Originally published December 11 2005
Expert takes a critical look at homemade remedies for the cold
by Mike Adams, the Health Ranger, NaturalNews Editor
Lucie Hoe helps readers sort through a variety of old folk remedies, to find which are effective in helping with the common cold.
Building the body's defences by stoking up the immune system with disease-fighting nutrients is said to help relieve a runny or blocked nose.
Some nutrition scientists have shown that small amounts of alcohol can act as anti-inflammatory agents on the mucus membranes.

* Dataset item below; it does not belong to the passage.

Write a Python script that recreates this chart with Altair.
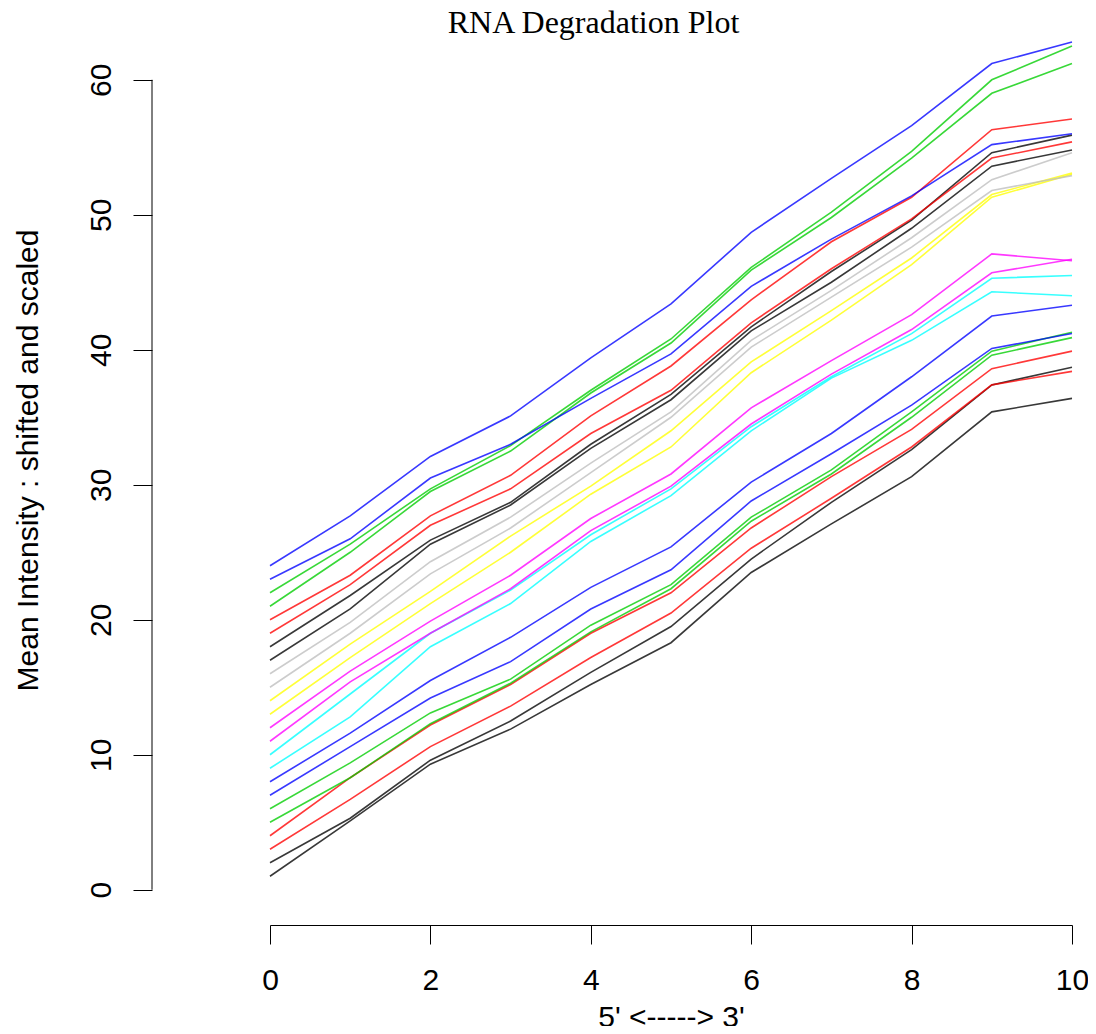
import altair as alt
import pandas as pd

# positions along the probe set (5' -> 3')
positions = [0, 1, 2, 3, 4, 5, 6, 7, 8, 9, 10]

# one list per array, shifted by its index
s01 = [1, 5.1, 9.3, 11.9, 15.2, 18.3, 23.5, 27.1, 30.6, 35.4, 36.4]
s02 = [2, 5.3, 9.6, 12.5, 16.1, 19.5, 24.5, 28.7, 32.6, 37.4, 38.7]
s03 = [3, 6.7, 10.6, 13.6, 17.2, 20.5, 25.3, 29.0, 32.8, 37.4, 38.4]
s04 = [4, 8.3, 12.2, 15.2, 19.0, 22.0, 26.8, 30.6, 34.1, 38.6, 39.9]
s05 = [5, 8.3, 12.3, 15.3, 19.1, 22.3, 27.3, 30.8, 35.0, 39.6, 40.9]
s06 = [6, 9.4, 13.1, 15.6, 19.6, 22.6, 27.6, 31.1, 35.4, 39.9, 41.3]
s07 = [7, 10.6, 14.2, 16.9, 20.8, 23.7, 28.8, 32.3, 35.9, 40.1, 41.2]
s08 = [8, 11.6, 15.5, 18.7, 22.4, 25.4, 30.2, 33.8, 38.0, 42.5, 43.3]
s09 = [9, 12.8, 18.0, 21.2, 25.8, 29.2, 34.0, 37.9, 40.7, 44.3, 44.0]
s10 = [10, 14.5, 19.0, 22.2, 26.3, 29.7, 34.3, 38.0, 41.2, 45.3, 45.5]
s11 = [11, 15.4, 19.0, 22.3, 26.6, 29.9, 34.5, 38.2, 41.5, 45.7, 46.7]
s12 = [12, 16.2, 19.9, 23.3, 27.5, 30.8, 35.7, 39.2, 42.6, 47.1, 46.6]
s13 = [13, 17.2, 21.2, 25.0, 29.3, 32.8, 38.3, 42.2, 46.3, 51.3, 53.0]
s14 = [14, 18.2, 22.1, 26.2, 29.9, 34.0, 39.1, 42.9, 46.8, 51.5, 53.1]
s15 = [15, 19.0, 23.4, 26.8, 30.9, 35.0, 40.2, 43.9, 47.6, 51.8, 52.9]
s16 = [16, 19.8, 24.3, 27.6, 31.6, 35.4, 40.7, 44.4, 48.3, 52.6, 54.6]
s17 = [17, 20.8, 25.6, 28.5, 32.7, 36.3, 41.4, 45.0, 49.0, 53.6, 54.8]
s18 = [18, 21.8, 25.9, 28.7, 33.0, 36.7, 41.7, 45.8, 49.6, 54.6, 55.9]
s19 = [19, 22.6, 27.0, 29.7, 33.8, 37.0, 42.0, 46.0, 49.7, 54.2, 55.4]
s20 = [20, 23.3, 27.7, 30.7, 35.1, 38.8, 43.7, 48.0, 51.3, 56.3, 57.1]
s21 = [21, 25.0, 29.5, 32.5, 36.8, 40.5, 45.9, 49.8, 54.2, 59.0, 61.2]
s22 = [22, 25.6, 29.7, 32.9, 37.0, 40.8, 46.1, 50.2, 54.7, 60.0, 62.5]
s23 = [23, 26.0, 30.5, 33.0, 36.4, 39.7, 44.7, 48.2, 51.4, 55.2, 56.0]
s24 = [24, 27.7, 32.1, 35.1, 39.4, 43.4, 48.7, 52.7, 56.6, 61.2, 62.8]

series_values = [s01, s02, s03, s04, s05, s06, s07, s08, s09, s10, s11, s12,
                 s13, s14, s15, s16, s17, s18, s19, s20, s21, s22, s23, s24]
series_ids = ["S%02d" % (i + 1) for i in range(len(series_values))]

# R default palette, each colour used for two consecutive arrays
palette = ["#000000", "#FF0000", "#00CD00", "#0000FF",
           "#00FFFF", "#FF00FF", "#FFFF00", "#BEBEBE"]
series_colors = [palette[(i // 2) % 8] for i in range(len(series_values))]

x_ticks = [0, 2, 4, 6, 8, 10]
y_ticks = [0, 10, 20, 30, 40, 50, 60]

main_title = "RNA Degradation Plot"
x_title = "5' <-----> 3'"
y_title = "Mean Intensity : shifted and scaled"

rows = []
for sid, vals in zip(series_ids, series_values):
    for xp, yv in zip(positions, vals):
        rows.append({"series": sid, "pos": xp, "val": yv})
df = pd.DataFrame(rows)

LABEL_FONT = "Liberation Sans"

lines = alt.Chart(df).mark_line(strokeWidth=1.6, opacity=0.78).encode(
    x=alt.X("pos:Q",
            scale=alt.Scale(domain=[0, 10], nice=False, zero=False),
            axis=alt.Axis(values=x_ticks, title=x_title, grid=False,
                          offset=15, tickSize=19, tickColor="black", tickWidth=1,
                          domainColor="black", domainWidth=1,
                          labelFont=LABEL_FONT, labelFontSize=30, labelColor="black",
                          labelPadding=21, labelFlush=False, labelOverlap=False,
                          titleFont=LABEL_FONT, titleFontSize=30, titleFontWeight="normal",
                          titleColor="black", titlePadding=7)),
    y=alt.Y("val:Q",
            scale=alt.Scale(domain=[-1.5, 63.096], nice=False, zero=False),
            axis=alt.Axis(values=y_ticks, title=y_title,
                          grid=False, domain=False, offset=118, tickSize=19,
                          tickColor="black", tickWidth=1,
                          labelFont=LABEL_FONT, labelFontSize=30, labelColor="black",
                          labelAngle=-90, labelAlign="center", labelBaseline="bottom",
                          labelPadding=17, labelFlush=False, labelOverlap=False,
                          titleFont=LABEL_FONT, titleFontSize=30, titleFontWeight="normal",
                          titleColor="black", titlePadding=43, titleY=422)),
    color=alt.Color("series:N", scale=alt.Scale(domain=series_ids, range=series_colors),
                    legend=None),
)

yaxis_line = alt.Chart(pd.DataFrame({"a": [0]})).mark_rule(
    color="black", strokeWidth=1).encode(
    x=alt.value(-118), y=alt.datum(y_ticks[0]), y2=alt.datum(y_ticks[-1]))

title_mark = alt.Chart(pd.DataFrame({"t": [main_title]})).mark_text(
    font="Liberation Serif", fontSize=32, color="black",
    align="center", baseline="alphabetic").encode(
    text="t:N", x=alt.value(323.5), y=alt.value(-5))

chart = alt.layer(lines, yaxis_line, title_mark).properties(
    width=802, height=872,
    autosize=alt.AutoSizeParams(type="none"),
    padding={"left": 262, "top": 30, "right": 16, "bottom": 116},
).configure_view(stroke=None)

chart.save("out.html", embed_options={"renderer": "svg", "actions": False})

"Hot fluid has a demulcent and soothing action and tasty drinks containing slightly bitter flavours such as lemon and citric acid are particularly beneficial," says Professor Ron Eccles, director of the Common Cold Centre at Cardiff University.
Hot drinks containing paracetamol provide relief from fever, he says, although there is little evidence that the small doses of oral decongestant and vitamin C in many of the hot drink formulations are helpful.
Anecdotal evidence shows that taking large amounts of garlic at the onset of a cold can reduce its duration.
The World Health Organisation may have endorsed echinacea for the treatment of the common cold, but a report in the New England Journal of Medicine this year by Stanford University medical researchers revealed that the herbal supplement is not as effective as many people think.
Remarkably, your grandmother's advice to take a bowl of chicken soup when you have a cold has been proved by scientists to be correct.
Hot water bottles may be highly overrated Eccles says that hot soups of any kind "promote airway secretions and have a calmative action on an inflamed throat".
Consuming hot fluids also means that viruses, which thrive on fixed temperatures, are likely to be killed off more quickly.
Gijs van den Brink, a cell biologist at the Academic Medical Centre in Amsterdam, showed that eating and fasting cause brief fluctuations in the amount of two chemical messengers called cytokines in healthy volunteers.